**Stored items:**
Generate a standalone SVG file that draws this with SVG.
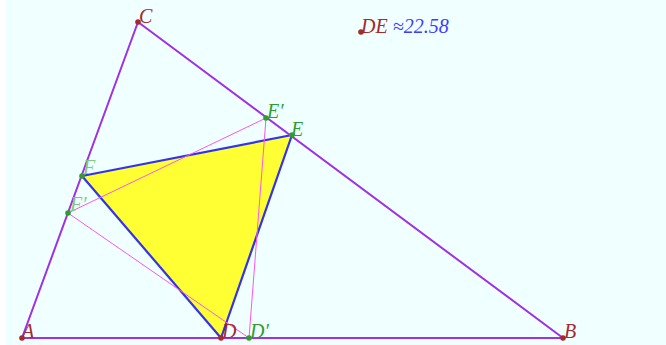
<svg xmlns="http://www.w3.org/2000/svg" width="666" height="345" viewBox="0 0 666 345">
<style>
.side{stroke:#a030e8;stroke-width:2;fill:none;stroke-linecap:round}
.pink{stroke:#ff55ee;stroke-width:1;fill:none}
.tri{fill:#ffff33;stroke:#3333ee;stroke-width:2.2;stroke-linejoin:round}
.pt{fill:#a52a2a}
.gp{fill:#2e9e2e}
.lbl{font-family:"Liberation Serif",serif;font-style:italic;font-size:20px}
.red{fill:#a52a2a}
.grn{fill:#2e9e2e}
.lgrn{fill:#7fc87f}
.blu{fill:#3c3cff}
</style>
<rect x="0" y="0" width="666" height="345" fill="#f0ffff"/>
<rect x="0" y="0" width="5" height="345" fill="#ffffff"/>
<g id="triangle-DEF">
<polygon class="tri" points="221,338 292,135 82,176"/>
</g>
<g id="connectors">
<line class="pink" x1="68" y1="213" x2="266" y2="118"/>
<line class="pink" x1="68" y1="213" x2="249" y2="338"/>
<line class="pink" x1="266" y1="118" x2="249" y2="338"/>
<line class="side" x1="22" y1="338" x2="563" y2="338"/>
<line class="side" x1="22" y1="338" x2="138" y2="22"/>
<line class="side" x1="138" y1="22" x2="563" y2="338"/>
</g>
<g id="A"><circle class="pt" cx="22" cy="338" r="2.8"/><text class="lbl red" x="22" y="338">A</text></g>
<g id="B"><circle class="pt" cx="563" cy="338" r="2.8"/><text class="lbl red" x="564" y="338">B</text></g>
<g id="C"><circle class="pt" cx="138" cy="22" r="2.8"/><text class="lbl red" x="139" y="23">C</text></g>
<g id="D"><circle class="pt" cx="221" cy="338" r="2.8"/><text class="lbl red" x="222" y="338">D</text></g>
<g id="Dp"><circle class="gp" cx="249" cy="338" r="2.8"/><text class="lbl grn" x="250" y="338">D′</text></g>
<g id="E"><circle class="gp" cx="292" cy="135" r="2.8"/><text class="lbl grn" x="291" y="136">E</text></g>
<g id="Ep"><circle class="gp" cx="266" cy="118" r="2.8"/><text class="lbl grn" x="267" y="118">E′</text></g>
<g id="F"><circle class="gp" cx="82" cy="176" r="2.8"/><text class="lbl lgrn" x="83" y="174">F</text></g>
<g id="Fp"><circle class="gp" cx="68" cy="213" r="2.8"/><text class="lbl lgrn" x="70" y="211">F′</text></g>
<g id="DE-measure"><circle class="pt" cx="361" cy="32" r="2.8"/><text class="lbl" x="361" y="33"><tspan class="red">DE</tspan><tspan class="blu"> ≈22.58</tspan></text></g>
</svg>
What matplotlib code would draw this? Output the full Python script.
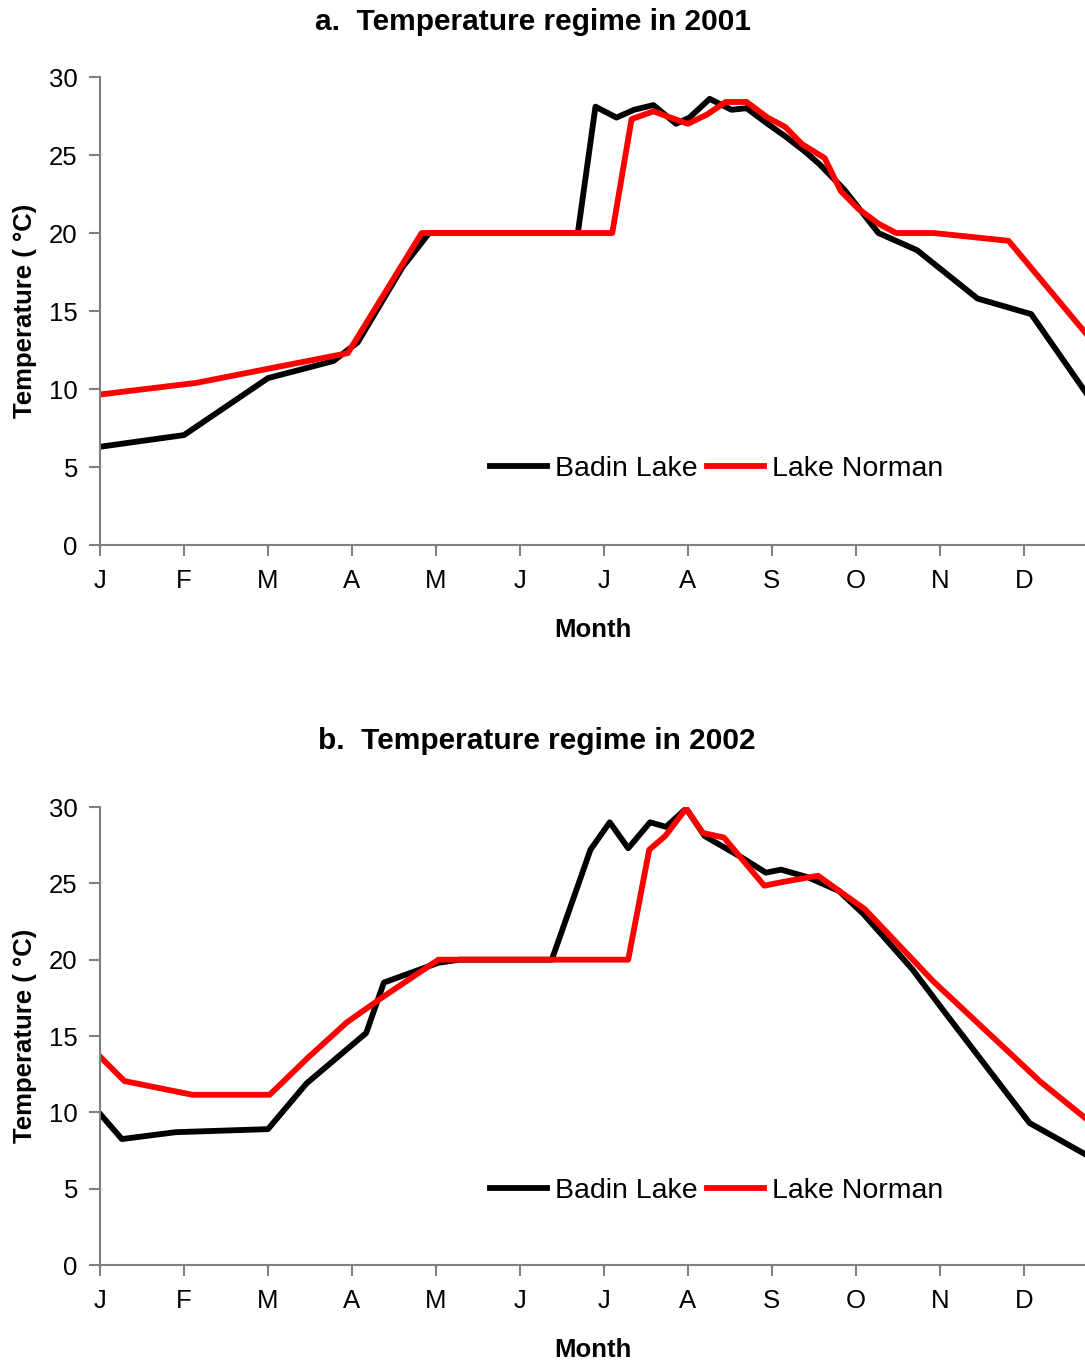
import matplotlib
matplotlib.use("Agg")
import matplotlib.pyplot as plt

plt.rcParams['font.family'] = ['Liberation Sans', 'DejaVu Sans']

month_labels = ["J", "F", "M", "A", "M", "J", "J", "A", "S", "O", "N", "D"]

# 2001 (position in months from 1 Jan, temperature in deg C)
badin_2001_m = [0, 1.0, 2.0, 2.78, 3.07, 3.6, 3.92, 5.69, 5.9, 6.15, 6.36, 6.59, 6.86,
                7.02, 7.26, 7.52, 7.70, 7.95, 8.16, 8.40, 8.57, 8.86, 9.27, 9.73,
                10.45, 11.09, 11.75]
badin_2001_t = [6.3, 7.05, 10.7, 11.8, 13.0, 17.8, 20.0, 20.0, 28.1, 27.4, 27.9, 28.2, 27.0,
                27.4, 28.6, 27.9, 28.0, 27.0, 26.2, 25.2, 24.4, 22.8, 20.0, 18.9,
                15.8, 14.8, 9.7]
norman_2001_m = [0, 1.15, 2.0, 2.95, 3.83, 6.10, 6.33, 6.59, 7.0, 7.23, 7.45, 7.70, 7.95,
                 8.16, 8.36, 8.63, 8.82, 9.02, 9.27, 9.48, 9.93, 10.82, 11.75]
norman_2001_t = [9.65, 10.4, 11.3, 12.3, 20.0, 20.0, 27.3, 27.8, 27.0, 27.6, 28.4, 28.4, 27.4,
                 26.8, 25.7, 24.8, 22.7, 21.6, 20.6, 20.0, 20.0, 19.5, 13.5]

# 2002
badin_2002_m = [0, 0.26, 0.9, 2.0, 2.46, 3.17, 3.38, 3.78, 4.03, 4.28, 5.38, 5.63, 5.84,
                6.07, 6.29, 6.55, 6.74, 6.98, 7.2, 7.64, 7.93, 8.11, 8.43, 8.80, 9.09,
                9.67, 10.04, 11.07, 11.75]
badin_2002_t = [9.9, 8.25, 8.7, 8.9, 11.9, 15.2, 18.5, 19.3, 19.8, 20.0, 20.0, 23.9, 27.2,
                29.0, 27.3, 29.0, 28.7, 29.9, 28.1, 26.7, 25.7, 25.9, 25.4, 24.5, 23.0,
                19.4, 16.7, 9.3, 7.2]
norman_2002_m = [0, 0.29, 1.1, 2.02, 2.48, 2.94, 3.38, 4.03, 6.29, 6.54, 6.73, 6.98, 7.18,
                 7.43, 7.91, 8.14, 8.55, 9.11, 9.92, 11.2, 11.75]
norman_2002_t = [13.65, 12.05, 11.15, 11.15, 13.6, 15.9, 17.6, 20.0, 20.0, 27.2, 28.1, 29.9, 28.3,
                 28.0, 24.85, 25.1, 25.5, 23.3, 18.6, 12.0, 9.55]

panels = [
    ("a.  Temperature regime in 2001", badin_2001_m, badin_2001_t, norman_2001_m, norman_2001_t),
    ("b.  Temperature regime in 2002", badin_2002_m, badin_2002_t, norman_2002_m, norman_2002_t),
]

fig = plt.figure(figsize=(10.85, 13.63), dpi=100)
axes_rects = [[0.0922, 0.6001, 0.9078, 0.3434], [0.0922, 0.0719, 0.9078, 0.3360]]
title_pos = [(0.491, 0.9839), (0.495, 0.4563)]
xlabel_y = [-0.155, -0.160]
grey = "#808080"

for i, (title, bm, bt, nm, nt) in enumerate(panels):
    ax = fig.add_axes(axes_rects[i])
    ax.plot(bm, bt, color="black", lw=4.2, label="Badin Lake")
    ax.plot(nm, nt, color="#ff0000", lw=4.2, label="Lake Norman")

    ax.set_xlim(0, 11.73)
    ax.set_ylim(0, 30)
    ax.set_xticks(range(12))
    ax.set_xticklabels(month_labels)
    ax.set_yticks(range(0, 31, 5))
    for s in ["top", "right"]:
        ax.spines[s].set_visible(False)
    for s in ["left", "bottom"]:
        ax.spines[s].set_color(grey)
        ax.spines[s].set_linewidth(1.5)
    ax.tick_params(axis="both", colors=grey, labelcolor="black", width=1.5,
                   length=8, labelsize=18.5)
    ax.tick_params(axis="y", pad=8)
    ax.tick_params(axis="x", pad=9)

    ax.set_xlabel("Month", fontsize=18.5, fontweight="bold", va="top")
    ax.xaxis.set_label_coords(0.5, xlabel_y[i])
    ax.set_ylabel("Temperature ( °C)", fontsize=18.5, fontweight="bold")
    ax.yaxis.set_label_coords(-0.064, 0.5)

    ax.legend(loc="center", bbox_to_anchor=(0.626, 0.162), ncol=2, frameon=False,
              fontsize=20.5, handlelength=2.0, handletextpad=0.3, columnspacing=0.3)

    fig.text(title_pos[i][0], title_pos[i][1], title, ha="center", va="center",
             fontsize=21.5, fontweight="bold")

fig.savefig("out.png", dpi=100)
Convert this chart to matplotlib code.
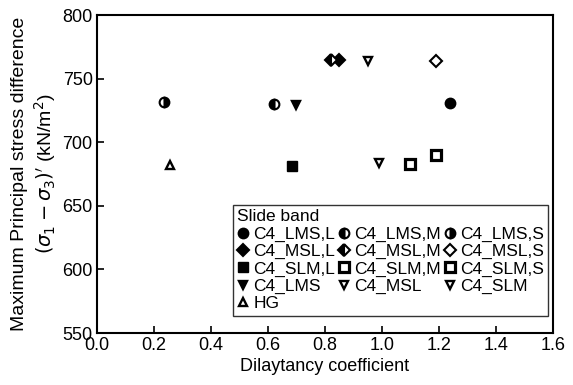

**WRITTEN PROBLEM:**
Review the material and copy each line in which the word "matplotlib" appears.

**RESULT OF THE EXERCISE:**
What matplotlib code would draw this? Output the full Python script.
import matplotlib
matplotlib.use("Agg")
import matplotlib.pyplot as plt
Convert this chart to matplotlib code.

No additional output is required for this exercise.